WRITTEN PROBLEM: Look at the data below and print exactly the lines from its first line through the line with "0.362, 0.388, 0.428, 0.535, 0.985]"; the pictures stay out of the copy.

======== DATASET CONTENT

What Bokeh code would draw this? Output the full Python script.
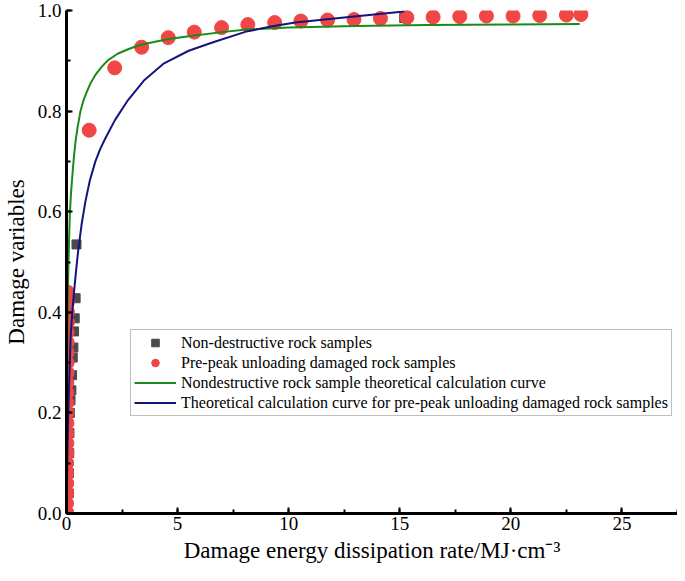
from bokeh.plotting import figure
from bokeh.models import (Range1d, SingleIntervalTicker, NumeralTickFormatter,
                          Legend, LegendItem)
from bokeh.embed import file_html
from bokeh.resources import INLINE

# ---- data ----
nd_x = [0.09, 0.10, 0.11, 0.12, 0.13, 0.15, 0.18, 0.22, 0.25, 0.28, 0.31,
        0.34, 0.37, 0.41, 0.45, 15.2]
nd_y = [0.0, 0.04, 0.08, 0.12, 0.16, 0.20, 0.225, 0.245, 0.275, 0.31, 0.33,
        0.362, 0.388, 0.428, 0.535, 0.985]

pp_x = [0.0, 0.0, 0.01, 0.01, 0.01, 0.01, 0.02, 0.02, 0.02, 0.02, 0.02, 0.02,
        0.02, 0.02, 0.03, 0.03, 0.03, 0.03, 0.03, 0.04, 0.04, 0.04, 0.05,
        1.02, 2.17, 3.38, 4.58, 5.75, 6.98, 8.16, 9.37, 10.55, 11.75, 12.94,
        14.13, 15.32, 16.5, 17.7, 18.9, 20.1, 21.3, 22.5, 23.15]
pp_y = [0.0, 0.02, 0.04, 0.06, 0.08, 0.10, 0.12, 0.14, 0.16, 0.18, 0.20,
        0.22, 0.24, 0.26, 0.28, 0.30, 0.32, 0.34, 0.36, 0.38, 0.40, 0.42, 0.44,
        0.762, 0.886, 0.927, 0.946, 0.957, 0.966, 0.972, 0.976, 0.979, 0.981,
        0.982, 0.984, 0.986, 0.987, 0.988, 0.989, 0.989, 0.990, 0.991, 0.992]

green_x = [0.0, 0.02, 0.04, 0.06, 0.09, 0.12, 0.15, 0.2, 0.27, 0.34, 0.41,
           0.5, 0.63, 0.77, 0.93, 1.1, 1.30, 1.6, 1.89, 2.3, 2.77, 3.2, 3.66,
           4.54, 5.5, 7.0, 8.1, 10.0, 13.0, 16.2, 20.0, 23.1]
green_y = [0.0, 0.20, 0.35, 0.43, 0.50, 0.55, 0.595, 0.635, 0.675, 0.712,
           0.741, 0.768, 0.80, 0.822, 0.84, 0.857, 0.872, 0.889, 0.902, 0.914,
           0.923, 0.930, 0.935, 0.943, 0.949, 0.957, 0.962, 0.966, 0.969,
           0.971, 0.972, 0.973]

blue_x = [0.0, 0.04, 0.08, 0.12, 0.19, 0.26, 0.34, 0.43, 0.52, 0.68, 0.85,
          1.05, 1.30, 1.52, 1.74, 2.18, 2.77, 3.51, 4.39, 5.5, 6.6, 8.08,
          9.2, 10.3, 12.5, 15.2]
blue_y = [0.0, 0.12, 0.20, 0.26, 0.355, 0.40, 0.441, 0.482, 0.52, 0.575,
          0.62, 0.662, 0.70, 0.725, 0.745, 0.782, 0.822, 0.862, 0.895, 0.92,
          0.937, 0.958, 0.968, 0.976, 0.986, 0.998]

labels = ["Non-destructive rock samples",
          "Pre-peak unloading damaged rock samples",
          "Nondestructive rock sample theoretical calculation curve",
          "Theoretical calculation curve for pre-peak unloading damaged rock samples"]

FONT = "'Liberation Serif', 'Times New Roman', serif"

p = figure(width=677, height=573, output_backend="svg", toolbar_location=None,
           x_range=Range1d(0, 27.5), y_range=Range1d(0, 1.0),
           min_border_left=56, min_border_right=0, min_border_top=10,
           min_border_bottom=60)
p.outline_line_color = None
p.xgrid.visible = False
p.ygrid.visible = False
p.background_fill_color = "white"

r_sq = p.scatter(nd_x, nd_y, marker="square", size=9, color="#4a4a4a")
r_ci = p.scatter(pp_x, pp_y, marker="circle", size=14, color="#f04646")
r_g = p.line(green_x, green_y, line_color="#1a8a1a", line_width=2)
r_b = p.line(blue_x, blue_y, line_color="#14147f", line_width=2)

for ax in (p.xaxis[0], p.yaxis[0]):
    ax.axis_line_width = 3
    ax.axis_line_color = "black"
    ax.major_tick_in = 6
    ax.major_tick_out = 0
    ax.minor_tick_in = 4
    ax.minor_tick_out = 0
    ax.major_tick_line_width = 2
    ax.minor_tick_line_width = 2
    ax.major_label_text_font = FONT
    ax.major_label_text_font_size = "19px"
    ax.major_label_text_color = "black"
    ax.axis_label_text_font = FONT
    ax.axis_label_text_font_size = "23px"
    ax.axis_label_text_font_style = "normal"
    ax.axis_label_text_color = "black"

p.xaxis.ticker = SingleIntervalTicker(interval=5, num_minor_ticks=2)
p.yaxis.ticker = SingleIntervalTicker(interval=0.2, num_minor_ticks=2)
p.yaxis.formatter = NumeralTickFormatter(format="0.0")
p.xaxis.axis_label = "Damage energy dissipation rate/MJ\u00b7cm\u207b\u00b3"
p.yaxis.axis_label = "Damage variables"
p.xaxis.major_label_standoff = 3
p.xaxis.axis_label_standoff = 5
p.yaxis.major_label_standoff = 5
p.yaxis.axis_label_standoff = 6

legend = Legend(items=[LegendItem(label=labels[0], renderers=[r_sq]),
                       LegendItem(label=labels[1], renderers=[r_ci]),
                       LegendItem(label=labels[2], renderers=[r_g]),
                       LegendItem(label=labels[3], renderers=[r_b])],
                location=(64, 97))
legend.label_text_font = FONT
legend.label_text_font_size = "16px"
legend.label_text_color = "black"
legend.glyph_width = 42
legend.glyph_height = 19
legend.label_height = 19
legend.label_standoff = 5
legend.spacing = 1
legend.padding = 3
legend.margin = 0
legend.border_line_color = "#808080"
legend.border_line_width = 1
legend.background_fill_color = "white"
legend.background_fill_alpha = 1
p.add_layout(legend)

open("out.html", "w").write(file_html(p, INLINE))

================

EXPECTED ANSWER:
What Bokeh code would draw this? Output the full Python script.
from bokeh.plotting import figure
from bokeh.models import (Range1d, SingleIntervalTicker, NumeralTickFormatter,
                          Legend, LegendItem)
from bokeh.embed import file_html
from bokeh.resources import INLINE

# ---- data ----
nd_x = [0.09, 0.10, 0.11, 0.12, 0.13, 0.15, 0.18, 0.22, 0.25, 0.28, 0.31,
        0.34, 0.37, 0.41, 0.45, 15.2]
nd_y = [0.0, 0.04, 0.08, 0.12, 0.16, 0.20, 0.225, 0.245, 0.275, 0.31, 0.33,
        0.362, 0.388, 0.428, 0.535, 0.985]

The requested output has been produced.